Lorena Hakak, doutora em economia e professora da FGV. Atua como presidente da GeFam (Sociedade de Economia da Família e do Gênero)
Madonna é um ícone. Ninguém discorda disso. Quem nunca cantou e dançou ao som dos seus sucessos? Tendo presenciado o mega show que fez no Rio de Janeiro no dia 4 de maio, é notável como ela, aos 65 anos, é uma daquelas pessoas que impressiona. A sua longeva carreira me faz pensar como o aumento na expectativa de vida vem impactando o mercado de trabalho.
As mulheres enfrentam mais percalços no mercado de trabalho do que os homens, principalmente devido ao que chamamos de penalidade pela maternidade. Como principais cuidadoras, as mulheres acabam, em média, trabalhando menos horas e ganhando menos. Muitas vezes, elas também se afastam do mercado de trabalho por períodos que superam a licença maternidade. Essa realidade é amplamente documentada pela literatura empírica. Porém, há um outro fator que pode afetar a saúde e a produtividade do trabalho das mulheres, principalmente daquelas entre 45 e 55 anos: a menopausa.

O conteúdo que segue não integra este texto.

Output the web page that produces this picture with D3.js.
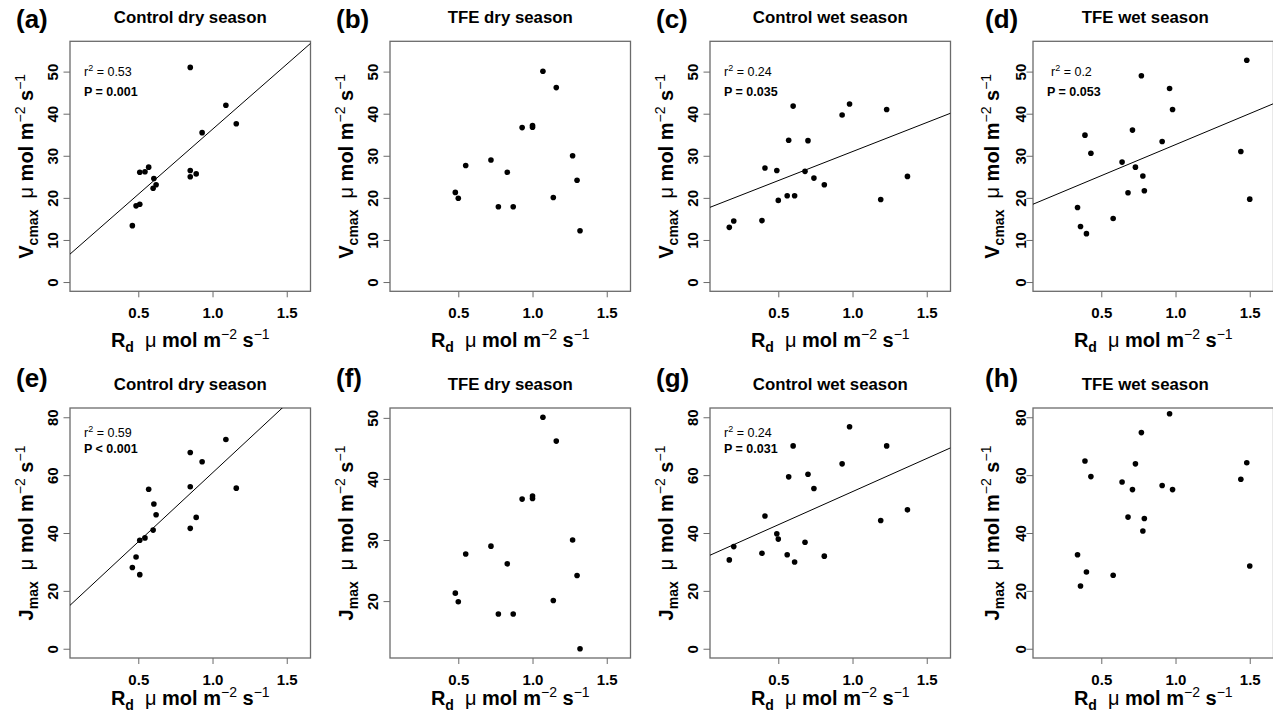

O início oficial da menopausa ocorre quando a mulher fica 12 meses consecutivos sem menstruar. Durante essa transição, entre o fim do período fértil e o início da menopausa, as mulheres podem ser acometidas por uma série de sintomas. Dentre os principais temos, fogachos, dores de cabeça, mudanças de humor, ansiedade, depressão, redução da concentração, insônia, entre outros. Além disso, a menopausa pode afetar os níveis de colesterol, aumentar as chances do desenvolvimento de doenças cardiovasculares e osteoporose, por exemplo. Ou seja, é um banho de água fria para as mulheres que hoje vivem mais e querem viver melhor. Felizmente, existem tratamentos para reduzir esses efeitos. A literatura médica apresenta ampla evidência de como a reposição hormonal, quando indicada, é benéfica para reduzir ou até eliminar esses sintomas, além do uso de outros medicamentos e da prática de atividade física.
Segundo o artigo “The menopause penalty” de Gabriella Conti, Rita Ginja, Petra Persson e Barton Willage, o início da menopausa impacta negativamente o nível de emprego e renda das mulheres na faixa de 55-64 anos, além de provocar um aumento temporário na demanda pelos serviços do sistema de saúde. Isso sugere que a menopausa não só é um choque negativo na saúde da mulher, como também na produtividade do trabalho. Para fazer essa análise, os autores conseguem cruzar informações de saúde e mercado de trabalho de indivíduos da Suécia e Noruega. Infelizmente, esses dados não estão disponíveis no Brasil.
Apesar desses países terem um maior nível de desenvolvimento econômico e maior participação feminina no mercado de trabalho, os resultados obtidos no artigo mostram que os efeitos negativos do início da menopausa se concentram principalmente nas mulheres com escolaridade igual ou inferior ao ensino médio. Uma das explicações para esse efeito heterogêneo é a maior procura pelo sistema de saúde das mulheres com mais anos de escolaridade, o que pode significar a busca por tratamento.
Inclusive, há um aumento no uso de longo prazo de drogas para a reposição hormonal e no uso de antidepressivos. Um outro ponto é que a queda da renda é acompanhada por um aumento de licenças e afastamentos, o que pode ser traduzido, segundo os autores, como uma transição para a aposentadoria.
Observando os dados do 4° trimestre da PNADC (Pesquisa Nacional por Amostra de Domicílios Contínua realizada pelo IBGE) entre 2012 e 2023, houve um aumento de 18,8% da taxa de participação no mercado de trabalho de mulheres entre 55 e 64 anos (de 35% para 42%) enquanto para os homens (de 67% para 68%) foi de menos de 2%. Considerando que para mulheres de 50 a 59 anos a participação em 2023 era de 56%, e as regras de aposentadoria mudaram, é esperado que esse aumento continue nos próximos anos.
Os resultados apresentados no artigo, se trazidos para o Brasil, devem preocupar nossos gestores. Se, para uma realidade bem diferente da nossa, os efeitos negativos no mercado de trabalho recaem em mulheres com menor escolaridade, é importante que o poder público e os gestores de saúde fiquem atentos a isso. Até porque, cerca de 80% das mulheres nessa faixa de idade têm formação até o ensino médio. É importante que o SUS esteja preparado para atender essa população para que esse aumento da participação feminina no mercado de trabalho continue a crescer. A economia agradece.